#### MATERIAL
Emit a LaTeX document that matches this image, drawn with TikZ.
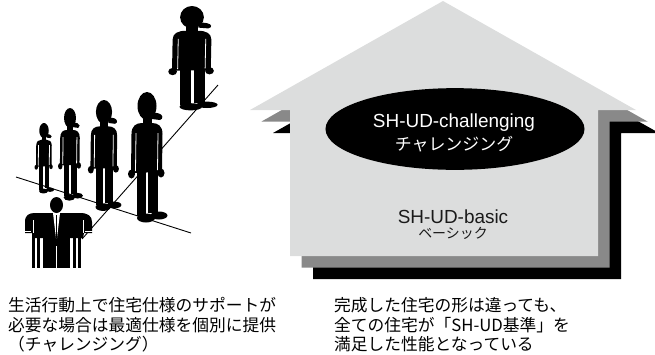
\documentclass[tikz,border=0pt]{standalone}
\usepackage{fontspec}
\usetikzlibrary{shapes.geometric}
\setmainfont{Liberation Sans}
\newfontfamily\cjk{Noto Sans CJK JP}
\definecolor{houselight}{HTML}{DCDDDD}
\definecolor{housemid}{HTML}{898989}
\definecolor{textdark}{HTML}{1A1A1A}
\tikzset{
  % one house outline, peak at the origin of the pic
  housebody/.pic={
    \fill (0,0) -- (193,109) -- (155,109) -- (155,255) -- (-153,255)
      -- (-153,109) -- (-193,109) -- cycle;
  },
  % a standing figure with a cap, head top at the origin, 130 units tall
  person/.pic={
    \fill (-10,76) rectangle (-1.2,124);
    \fill (1.2,76) rectangle (10.5,121);
    \fill (-1,126) ellipse [x radius=9, y radius=4.5];
    \fill (12,123.5) ellipse [x radius=8.5, y radius=4];
    \fill (-15.5,42) .. controls (-15.5,34) and (-11,31) .. (-5,31) -- (5,31)
      .. controls (11,31) and (15.5,34) .. (15.5,42) -- (15,80) -- (-16,81) -- cycle;
    \fill (-4.5,24) rectangle (4.5,33);
    \fill (0,14) ellipse [x radius=9.5, y radius=14];
    \fill (5,20) -- (12,21.5) .. controls (16,22.5) and (16.5,27) .. (13,28)
      -- (5,27) -- cycle;
    \draw[white, line width=0.8] (-11,41) -- (-11.5,79);
    \draw[white, line width=0.8] (11,41) -- (10.5,78);
    \fill (-15.5,82) ellipse [x radius=3.5, y radius=4.5];
    \fill (14,81) ellipse [x radius=3.5, y radius=4.5];
  },
  caption/.style={font=\cjk\fontsize{16.8}{19.6}\selectfont, anchor=base west, inner sep=0pt},
}
\begin{document}
\begin{tikzpicture}[x=1bp, y=-1bp]
  \useasboundingbox (0,0) rectangle (655,354);
  \clip (0,0) rectangle (655,354);

  % stacked houses, back to front
  \pic[black] at (466,24) {housebody};
  \pic[housemid] at (454.5,12.5) {housebody};
  \pic[houselight] at (443,1) {housebody};

  \node (challenge) [ellipse, fill=black, minimum width=260, minimum height=82, inner sep=0pt]
    at (455,129) {};
  \node (challengeEn) [anchor=base, text=white, font=\fontsize{19}{22}\selectfont, inner sep=0pt]
    at (454,127) {SH-UD-challenging};
  \node (challengeJa) [anchor=base, text=white, font=\cjk\fontsize{17}{20}\selectfont, inner sep=0pt]
    at (454,150) {チャレンジング};
  \node (basicEn) [anchor=base, text=textdark, font=\fontsize{19}{22}\selectfont, inner sep=0pt]
    at (453,223) {SH-UD-basic};
  \node (basicJa) [anchor=base, text=textdark, font=\cjk\fontsize{14}{17}\selectfont, inner sep=0pt]
    at (453,238) {ベーシック};

  % the two guide lines under the figures
  \coordinate (rowA) at (16,177);
  \coordinate (rowB) at (191,233);
  \coordinate (riseA) at (82,239);
  \coordinate (riseB) at (218,85);
  \draw[line width=0.9] (rowA) -- (rowB);
  \draw[line width=0.9] (riseA) -- (riseB);

  % standing figures, growing along the line
  \pic[xscale=0.5, yscale=0.54] at (44,123) {person};
  \pic[xscale=0.63, yscale=0.71] at (70,108) {person};
  \pic[xscale=0.85, yscale=0.85] at (104,100) {person};
  \pic at (147,92) {person};
  \pic[xscale=1.25, yscale=0.8] at (192,6) {person};

  % wheelchair user
  \fill (32,232) rectangle (35,268);
  \fill (37,232) rectangle (40,268);
  \fill (73,232) rectangle (76,268);
  \fill (78,232) rectangle (81,268);
  \fill (43,235) rectangle (70,268);
  \draw[white, line width=0.8] (56.5,246) -- (56.5,268);
  \fill (25,233) -- (25,222) .. controls (25,215) and (29,213) .. (35,213)
    -- (80,213) .. controls (88,213) and (92,216) .. (92,222) -- (92,233)
    -- (84,233) -- (83,238) -- (33,238) -- (33,233) -- cycle;
  \draw[white, line width=0.8] (33,220) -- (33,233);
  \draw[white, line width=0.8] (83,220) -- (83,233);
  \draw[white, line width=1] (24,231) -- (31,231);
  \draw[white, line width=1] (85,231) -- (93,231);
  \fill[white] (53,213) -- (60,213) -- (57,238) -- (56,238) -- cycle;
  \draw[line width=1.1] (56.5,215) -- (56.5,238);
  \fill (56.5,205) ellipse [x radius=6.5, y radius=8];

  % captions
  \node (leftA) [caption] at (8,311) {生活行動上で住宅仕様のサポートが};
  \node (leftB) [caption] at (8,331) {必要な場合は最適仕様を個別に提供};
  \node (leftC) [caption] at (8,350) {（チャレンジング）};
  \node (rightA) [caption] at (334,311) {完成した住宅の形は違っても、};
  \node (rightB) [caption] at (334,331) {全ての住宅が「SH-UD基準」を};
  \node (rightC) [caption] at (334,350) {満足した性能となっている};
\end{tikzpicture}
\end{document}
########
### GOAL OF THE EXERCISE
Write out the full listing verbatim, excluding its pictures.

### SOLUTION TO THIS EXERCISE
Emit a LaTeX document that matches this image, drawn with TikZ.
\documentclass[tikz,border=0pt]{standalone}
\usepackage{fontspec}
\usetikzlibrary{shapes.geometric}
\setmainfont{Liberation Sans}
\newfontfamily\cjk{Noto Sans CJK JP}
\definecolor{houselight}{HTML}{DCDDDD}
\definecolor{housemid}{HTML}{898989}
\definecolor{textdark}{HTML}{1A1A1A}
\tikzset{
  % one house outline, peak at the origin of the pic
  housebody/.pic={
    \fill (0,0) -- (193,109) -- (155,109) -- (155,255) -- (-153,255)
      -- (-153,109) -- (-193,109) -- cycle;
  },
  % a standing figure with a cap, head top at the origin, 130 units tall
  person/.pic={
    \fill (-10,76) rectangle (-1.2,124);
    \fill (1.2,76) rectangle (10.5,121);
    \fill (-1,126) ellipse [x radius=9, y radius=4.5];
    \fill (12,123.5) ellipse [x radius=8.5, y radius=4];
    \fill (-15.5,42) .. controls (-15.5,34) and (-11,31) .. (-5,31) -- (5,31)
      .. controls (11,31) and (15.5,34) .. (15.5,42) -- (15,80) -- (-16,81) -- cycle;
    \fill (-4.5,24) rectangle (4.5,33);
    \fill (0,14) ellipse [x radius=9.5, y radius=14];
    \fill (5,20) -- (12,21.5) .. controls (16,22.5) and (16.5,27) .. (13,28)
      -- (5,27) -- cycle;
    \draw[white, line width=0.8] (-11,41) -- (-11.5,79);
    \draw[white, line width=0.8] (11,41) -- (10.5,78);
    \fill (-15.5,82) ellipse [x radius=3.5, y radius=4.5];
    \fill (14,81) ellipse [x radius=3.5, y radius=4.5];
  },
  caption/.style={font=\cjk\fontsize{16.8}{19.6}\selectfont, anchor=base west, inner sep=0pt},
}
\begin{document}
\begin{tikzpicture}[x=1bp, y=-1bp]
  \useasboundingbox (0,0) rectangle (655,354);
  \clip (0,0) rectangle (655,354);

  % stacked houses, back to front
  \pic[black] at (466,24) {housebody};
  \pic[housemid] at (454.5,12.5) {housebody};
  \pic[houselight] at (443,1) {housebody};

  \node (challenge) [ellipse, fill=black, minimum width=260, minimum height=82, inner sep=0pt]
    at (455,129) {};
  \node (challengeEn) [anchor=base, text=white, font=\fontsize{19}{22}\selectfont, inner sep=0pt]
    at (454,127) {SH-UD-challenging};
  \node (challengeJa) [anchor=base, text=white, font=\cjk\fontsize{17}{20}\selectfont, inner sep=0pt]
    at (454,150) {チャレンジング};
  \node (basicEn) [anchor=base, text=textdark, font=\fontsize{19}{22}\selectfont, inner sep=0pt]
    at (453,223) {SH-UD-basic};
  \node (basicJa) [anchor=base, text=textdark, font=\cjk\fontsize{14}{17}\selectfont, inner sep=0pt]
    at (453,238) {ベーシック};

  % the two guide lines under the figures
  \coordinate (rowA) at (16,177);
  \coordinate (rowB) at (191,233);
  \coordinate (riseA) at (82,239);
  \coordinate (riseB) at (218,85);
  \draw[line width=0.9] (rowA) -- (rowB);
  \draw[line width=0.9] (riseA) -- (riseB);

  % standing figures, growing along the line
  \pic[xscale=0.5, yscale=0.54] at (44,123) {person};
  \pic[xscale=0.63, yscale=0.71] at (70,108) {person};
  \pic[xscale=0.85, yscale=0.85] at (104,100) {person};
  \pic at (147,92) {person};
  \pic[xscale=1.25, yscale=0.8] at (192,6) {person};

  % wheelchair user
  \fill (32,232) rectangle (35,268);
  \fill (37,232) rectangle (40,268);
  \fill (73,232) rectangle (76,268);
  \fill (78,232) rectangle (81,268);
  \fill (43,235) rectangle (70,268);
  \draw[white, line width=0.8] (56.5,246) -- (56.5,268);
  \fill (25,233) -- (25,222) .. controls (25,215) and (29,213) .. (35,213)
    -- (80,213) .. controls (88,213) and (92,216) .. (92,222) -- (92,233)
    -- (84,233) -- (83,238) -- (33,238) -- (33,233) -- cycle;
  \draw[white, line width=0.8] (33,220) -- (33,233);
  \draw[white, line width=0.8] (83,220) -- (83,233);
  \draw[white, line width=1] (24,231) -- (31,231);
  \draw[white, line width=1] (85,231) -- (93,231);
  \fill[white] (53,213) -- (60,213) -- (57,238) -- (56,238) -- cycle;
  \draw[line width=1.1] (56.5,215) -- (56.5,238);
  \fill (56.5,205) ellipse [x radius=6.5, y radius=8];

  % captions
  \node (leftA) [caption] at (8,311) {生活行動上で住宅仕様のサポートが};
  \node (leftB) [caption] at (8,331) {必要な場合は最適仕様を個別に提供};
  \node (leftC) [caption] at (8,350) {（チャレンジング）};
  \node (rightA) [caption] at (334,311) {完成した住宅の形は違っても、};
  \node (rightB) [caption] at (334,331) {全ての住宅が「SH-UD基準」を};
  \node (rightC) [caption] at (334,350) {満足した性能となっている};
\end{tikzpicture}
\end{document}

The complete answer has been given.